:: Material provided

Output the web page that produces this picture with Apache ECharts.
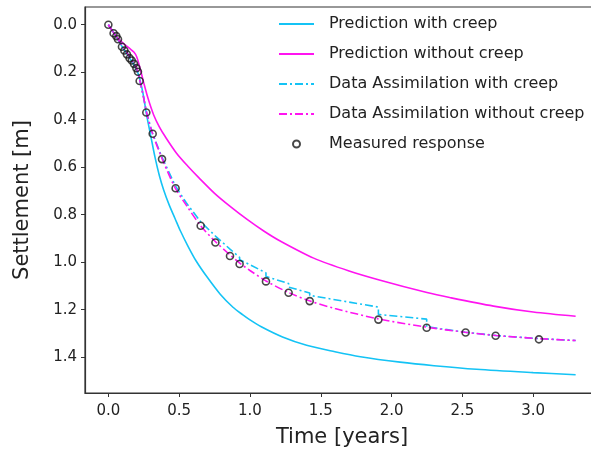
<!DOCTYPE html>
<html>
<head>
<meta charset="utf-8">
<script src="https://cdn.jsdelivr.net/npm/echarts@6/dist/echarts.min.js"></script>
<style>
html,body{margin:0;padding:0;background:#fff;}
#c{width:591px;height:451px;}
</style>
</head>
<body>
<div id="c"></div>
<script>
// ---- data ----
const xTicks = [0, 0.5, 1.0, 1.5, 2.0, 2.5, 3.0];
const yTicks = [0, 0.2, 0.4, 0.6, 0.8, 1.0, 1.2, 1.4];

const measuredT = [0, 0.037, 0.056, 0.068, 0.096, 0.113, 0.131, 0.150, 0.165, 0.181, 0.198, 0.209, 0.221, 0.268, 0.313, 0.379, 0.475, 0.652, 0.756, 0.859, 0.927, 1.113, 1.273, 1.422, 1.907, 2.248, 2.523, 2.735, 3.041];
const measuredS = [0, 0.036, 0.048, 0.061, 0.093, 0.109, 0.125, 0.141, 0.151, 0.165, 0.183, 0.198, 0.237, 0.370, 0.459, 0.566, 0.689, 0.847, 0.917, 0.974, 1.008, 1.081, 1.129, 1.164, 1.242, 1.276, 1.296, 1.310, 1.325];

const predCreepT = [0, 0.05, 0.1, 0.15, 0.2, 0.22, 0.245, 0.27, 0.3, 0.33, 0.36, 0.39, 0.43, 0.47, 0.51, 0.56, 0.62, 0.7, 0.79, 0.88, 0.95, 1.0, 1.08, 1.23, 1.4, 1.6, 1.78, 2.06, 2.3, 2.6, 3.0, 3.3];
const predCreepS = [0, 0.045, 0.095, 0.14, 0.19, 0.225, 0.29, 0.38, 0.47, 0.56, 0.635, 0.695, 0.76, 0.815, 0.87, 0.93, 0.995, 1.065, 1.135, 1.19, 1.222, 1.243, 1.272, 1.315, 1.35, 1.377, 1.398, 1.421, 1.436, 1.451, 1.465, 1.474];

const predNoCreepT = [0, 0.05, 0.1, 0.15, 0.18, 0.2, 0.22, 0.25, 0.28, 0.32, 0.36, 0.4, 0.48, 0.56, 0.64, 0.75, 0.86, 0.98, 1.1, 1.21, 1.45, 1.7, 1.92, 2.25, 2.41, 2.72, 3.0, 3.3];
const predNoCreepS = [0, 0.045, 0.075, 0.10, 0.115, 0.135, 0.175, 0.245, 0.31, 0.38, 0.43, 0.47, 0.54, 0.595, 0.645, 0.71, 0.765, 0.82, 0.87, 0.91, 0.983, 1.037, 1.076, 1.128, 1.149, 1.185, 1.21, 1.228];

const daCreepT = [0, 0.05, 0.1, 0.15, 0.2, 0.22, 0.25, 0.27, 0.31, 0.38, 0.47, 0.55, 0.652, 0.756, 0.756, 0.859, 0.859, 0.927, 0.927, 1.0, 1.113, 1.113, 1.273, 1.273, 1.422, 1.422, 1.907, 1.907, 2.248, 2.248, 2.52, 2.74, 3.04, 3.3];
const daCreepS = [0, 0.045, 0.09, 0.135, 0.185, 0.23, 0.31, 0.37, 0.455, 0.56, 0.675, 0.75, 0.83, 0.89, 0.897, 0.945, 0.952, 0.98, 0.99, 1.011, 1.045, 1.06, 1.09, 1.105, 1.13, 1.14, 1.189, 1.22, 1.24, 1.272, 1.295, 1.309, 1.322, 1.33];

const daNoCreepT = [0, 0.05, 0.1, 0.15, 0.2, 0.22, 0.25, 0.27, 0.31, 0.38, 0.47, 0.55, 0.65, 0.75, 0.86, 0.93, 1.0, 1.11, 1.27, 1.42, 1.6, 1.9, 2.25, 2.52, 2.74, 3.04, 3.3];
const daNoCreepS = [0, 0.045, 0.09, 0.135, 0.185, 0.23, 0.31, 0.37, 0.455, 0.565, 0.685, 0.76, 0.845, 0.91, 0.97, 1.005, 1.035, 1.078, 1.127, 1.163, 1.195, 1.238, 1.274, 1.295, 1.309, 1.322, 1.33];

const names = ['Prediction with creep', 'Prediction without creep', 'Data Assimilation with creep', 'Data Assimilation without creep', 'Measured response'];

const CYAN = '#14c3f5';
const MAG = '#ff14f0';
const FONT = 'DejaVu Sans';
const DASHDOT = [8, 3, 2, 3];

const zip = (a, b) => a.map((v, i) => [v, b[i]]);

const chart = echarts.init(document.getElementById('c'), null, {renderer: 'canvas'});

const legendText = {fontFamily: FONT, fontSize: 16, color: '#222', lineHeight: 18, padding: [0, 0, 0, 10]};

chart.setOption({
  animation: false,
  backgroundColor: '#fff',
  grid: {left: 85, top: 7, right: -8, bottom: 58, show: true, borderColor: '#333', borderWidth: 1.2, outerBoundsMode: 'none', containLabel: false},
  legend: [
    {data: names.slice(0, 4), orient: 'vertical', left: 278, top: 15, padding: 0, itemWidth: 35, itemHeight: 14, itemGap: 12,
     textStyle: legendText, itemStyle: {opacity: 0}, selectedMode: false},
    {data: [names[4]], orient: 'vertical', left: 292, top: 135, padding: 0, itemWidth: 35, itemHeight: 7,
     textStyle: legendText, selectedMode: false}
  ],
  xAxis: {
    type: 'value', min: -0.165, max: 3.465,
    name: 'Time [years]', nameLocation: 'middle', nameGap: 34,
    nameTextStyle: {fontFamily: FONT, fontSize: 21, color: '#222'},
    axisLine: {show: true, onZero: false, lineStyle: {color: '#333', width: 1.2}},
    axisTick: {show: true, customValues: xTicks, length: 4, lineStyle: {color: '#333', width: 1}},
    axisLabel: {customValues: xTicks, formatter: v => v.toFixed(1), fontFamily: FONT, fontSize: 15, color: '#222', margin: 11},
    splitLine: {show: false}
  },
  yAxis: {
    type: 'value', inverse: true, min: -0.0745, max: 1.551,
    name: 'Settlement [m]', nameLocation: 'middle', nameGap: 52,
    nameTextStyle: {fontFamily: FONT, fontSize: 21, color: '#222'},
    axisLine: {show: true, onZero: false, lineStyle: {color: '#333', width: 1.2}},
    axisTick: {show: true, customValues: yTicks, length: 4, lineStyle: {color: '#333', width: 1}},
    axisLabel: {customValues: yTicks, formatter: v => v.toFixed(1), fontFamily: FONT, fontSize: 15, color: '#222', margin: 8},
    splitLine: {show: false}
  },
  series: [
    {name: names[0], type: 'line', data: zip(predCreepT, predCreepS), symbol: 'none', smooth: 0.3,
     lineStyle: {color: CYAN, width: 1.6}, itemStyle: {color: CYAN}},
    {name: names[1], type: 'line', data: zip(predNoCreepT, predNoCreepS), symbol: 'none', smooth: 0.3,
     lineStyle: {color: MAG, width: 1.6}, itemStyle: {color: MAG}},
    {name: names[2], type: 'line', data: zip(daCreepT, daCreepS), symbol: 'none', smooth: false,
     lineStyle: {color: CYAN, width: 1.6, type: DASHDOT}, itemStyle: {color: CYAN}},
    {name: names[3], type: 'line', data: zip(daNoCreepT, daNoCreepS), symbol: 'none', smooth: 0.3,
     lineStyle: {color: MAG, width: 1.6, type: DASHDOT}, itemStyle: {color: MAG}},
    {name: names[4], type: 'scatter', data: zip(measuredT, measuredS), symbol: 'circle', symbolSize: 7,
     itemStyle: {color: 'rgba(0,0,0,0)', borderColor: '#1a1a1a', borderWidth: 1.6}, z: 5}
  ]
});
</script>
</body>
</html>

::::

Goal of the exercise:
Omit the pictures, then quote the rest of the material above exactly.

Written answer:
Output the web page that produces this picture with Apache ECharts.
<!DOCTYPE html>
<html>
<head>
<meta charset="utf-8">
<script src="https://cdn.jsdelivr.net/npm/echarts@6/dist/echarts.min.js"></script>
<style>
html,body{margin:0;padding:0;background:#fff;}
#c{width:591px;height:451px;}
</style>
</head>
<body>
<div id="c"></div>
<script>
// ---- data ----
const xTicks = [0, 0.5, 1.0, 1.5, 2.0, 2.5, 3.0];
const yTicks = [0, 0.2, 0.4, 0.6, 0.8, 1.0, 1.2, 1.4];

const measuredT = [0, 0.037, 0.056, 0.068, 0.096, 0.113, 0.131, 0.150, 0.165, 0.181, 0.198, 0.209, 0.221, 0.268, 0.313, 0.379, 0.475, 0.652, 0.756, 0.859, 0.927, 1.113, 1.273, 1.422, 1.907, 2.248, 2.523, 2.735, 3.041];
const measuredS = [0, 0.036, 0.048, 0.061, 0.093, 0.109, 0.125, 0.141, 0.151, 0.165, 0.183, 0.198, 0.237, 0.370, 0.459, 0.566, 0.689, 0.847, 0.917, 0.974, 1.008, 1.081, 1.129, 1.164, 1.242, 1.276, 1.296, 1.310, 1.325];

const predCreepT = [0, 0.05, 0.1, 0.15, 0.2, 0.22, 0.245, 0.27, 0.3, 0.33, 0.36, 0.39, 0.43, 0.47, 0.51, 0.56, 0.62, 0.7, 0.79, 0.88, 0.95, 1.0, 1.08, 1.23, 1.4, 1.6, 1.78, 2.06, 2.3, 2.6, 3.0, 3.3];
const predCreepS = [0, 0.045, 0.095, 0.14, 0.19, 0.225, 0.29, 0.38, 0.47, 0.56, 0.635, 0.695, 0.76, 0.815, 0.87, 0.93, 0.995, 1.065, 1.135, 1.19, 1.222, 1.243, 1.272, 1.315, 1.35, 1.377, 1.398, 1.421, 1.436, 1.451, 1.465, 1.474];

const predNoCreepT = [0, 0.05, 0.1, 0.15, 0.18, 0.2, 0.22, 0.25, 0.28, 0.32, 0.36, 0.4, 0.48, 0.56, 0.64, 0.75, 0.86, 0.98, 1.1, 1.21, 1.45, 1.7, 1.92, 2.25, 2.41, 2.72, 3.0, 3.3];
const predNoCreepS = [0, 0.045, 0.075, 0.10, 0.115, 0.135, 0.175, 0.245, 0.31, 0.38, 0.43, 0.47, 0.54, 0.595, 0.645, 0.71, 0.765, 0.82, 0.87, 0.91, 0.983, 1.037, 1.076, 1.128, 1.149, 1.185, 1.21, 1.228];

const daCreepT = [0, 0.05, 0.1, 0.15, 0.2, 0.22, 0.25, 0.27, 0.31, 0.38, 0.47, 0.55, 0.652, 0.756, 0.756, 0.859, 0.859, 0.927, 0.927, 1.0, 1.113, 1.113, 1.273, 1.273, 1.422, 1.422, 1.907, 1.907, 2.248, 2.248, 2.52, 2.74, 3.04, 3.3];
const daCreepS = [0, 0.045, 0.09, 0.135, 0.185, 0.23, 0.31, 0.37, 0.455, 0.56, 0.675, 0.75, 0.83, 0.89, 0.897, 0.945, 0.952, 0.98, 0.99, 1.011, 1.045, 1.06, 1.09, 1.105, 1.13, 1.14, 1.189, 1.22, 1.24, 1.272, 1.295, 1.309, 1.322, 1.33];

const daNoCreepT = [0, 0.05, 0.1, 0.15, 0.2, 0.22, 0.25, 0.27, 0.31, 0.38, 0.47, 0.55, 0.65, 0.75, 0.86, 0.93, 1.0, 1.11, 1.27, 1.42, 1.6, 1.9, 2.25, 2.52, 2.74, 3.04, 3.3];
const daNoCreepS = [0, 0.045, 0.09, 0.135, 0.185, 0.23, 0.31, 0.37, 0.455, 0.565, 0.685, 0.76, 0.845, 0.91, 0.97, 1.005, 1.035, 1.078, 1.127, 1.163, 1.195, 1.238, 1.274, 1.295, 1.309, 1.322, 1.33];

const names = ['Prediction with creep', 'Prediction without creep', 'Data Assimilation with creep', 'Data Assimilation without creep', 'Measured response'];

const CYAN = '#14c3f5';
const MAG = '#ff14f0';
const FONT = 'DejaVu Sans';
const DASHDOT = [8, 3, 2, 3];

const zip = (a, b) => a.map((v, i) => [v, b[i]]);

const chart = echarts.init(document.getElementById('c'), null, {renderer: 'canvas'});

const legendText = {fontFamily: FONT, fontSize: 16, color: '#222', lineHeight: 18, padding: [0, 0, 0, 10]};

chart.setOption({
  animation: false,
  backgroundColor: '#fff',
  grid: {left: 85, top: 7, right: -8, bottom: 58, show: true, borderColor: '#333', borderWidth: 1.2, outerBoundsMode: 'none', containLabel: false},
  legend: [
    {data: names.slice(0, 4), orient: 'vertical', left: 278, top: 15, padding: 0, itemWidth: 35, itemHeight: 14, itemGap: 12,
     textStyle: legendText, itemStyle: {opacity: 0}, selectedMode: false},
    {data: [names[4]], orient: 'vertical', left: 292, top: 135, padding: 0, itemWidth: 35, itemHeight: 7,
     textStyle: legendText, selectedMode: false}
  ],
  xAxis: {
    type: 'value', min: -0.165, max: 3.465,
    name: 'Time [years]', nameLocation: 'middle', nameGap: 34,
    nameTextStyle: {fontFamily: FONT, fontSize: 21, color: '#222'},
    axisLine: {show: true, onZero: false, lineStyle: {color: '#333', width: 1.2}},
    axisTick: {show: true, customValues: xTicks, length: 4, lineStyle: {color: '#333', width: 1}},
    axisLabel: {customValues: xTicks, formatter: v => v.toFixed(1), fontFamily: FONT, fontSize: 15, color: '#222', margin: 11},
    splitLine: {show: false}
  },
  yAxis: {
    type: 'value', inverse: true, min: -0.0745, max: 1.551,
    name: 'Settlement [m]', nameLocation: 'middle', nameGap: 52,
    nameTextStyle: {fontFamily: FONT, fontSize: 21, color: '#222'},
    axisLine: {show: true, onZero: false, lineStyle: {color: '#333', width: 1.2}},
    axisTick: {show: true, customValues: yTicks, length: 4, lineStyle: {color: '#333', width: 1}},
    axisLabel: {customValues: yTicks, formatter: v => v.toFixed(1), fontFamily: FONT, fontSize: 15, color: '#222', margin: 8},
    splitLine: {show: false}
  },
  series: [
    {name: names[0], type: 'line', data: zip(predCreepT, predCreepS), symbol: 'none', smooth: 0.3,
     lineStyle: {color: CYAN, width: 1.6}, itemStyle: {color: CYAN}},
    {name: names[1], type: 'line', data: zip(predNoCreepT, predNoCreepS), symbol: 'none', smooth: 0.3,
     lineStyle: {color: MAG, width: 1.6}, itemStyle: {color: MAG}},
    {name: names[2], type: 'line', data: zip(daCreepT, daCreepS), symbol: 'none', smooth: false,
     lineStyle: {color: CYAN, width: 1.6, type: DASHDOT}, itemStyle: {color: CYAN}},
    {name: names[3], type: 'line', data: zip(daNoCreepT, daNoCreepS), symbol: 'none', smooth: 0.3,
     lineStyle: {color: MAG, width: 1.6, type: DASHDOT}, itemStyle: {color: MAG}},
    {name: names[4], type: 'scatter', data: zip(measuredT, measuredS), symbol: 'circle', symbolSize: 7,
     itemStyle: {color: 'rgba(0,0,0,0)', borderColor: '#1a1a1a', borderWidth: 1.6}, z: 5}
  ]
});
</script>
</body>
</html>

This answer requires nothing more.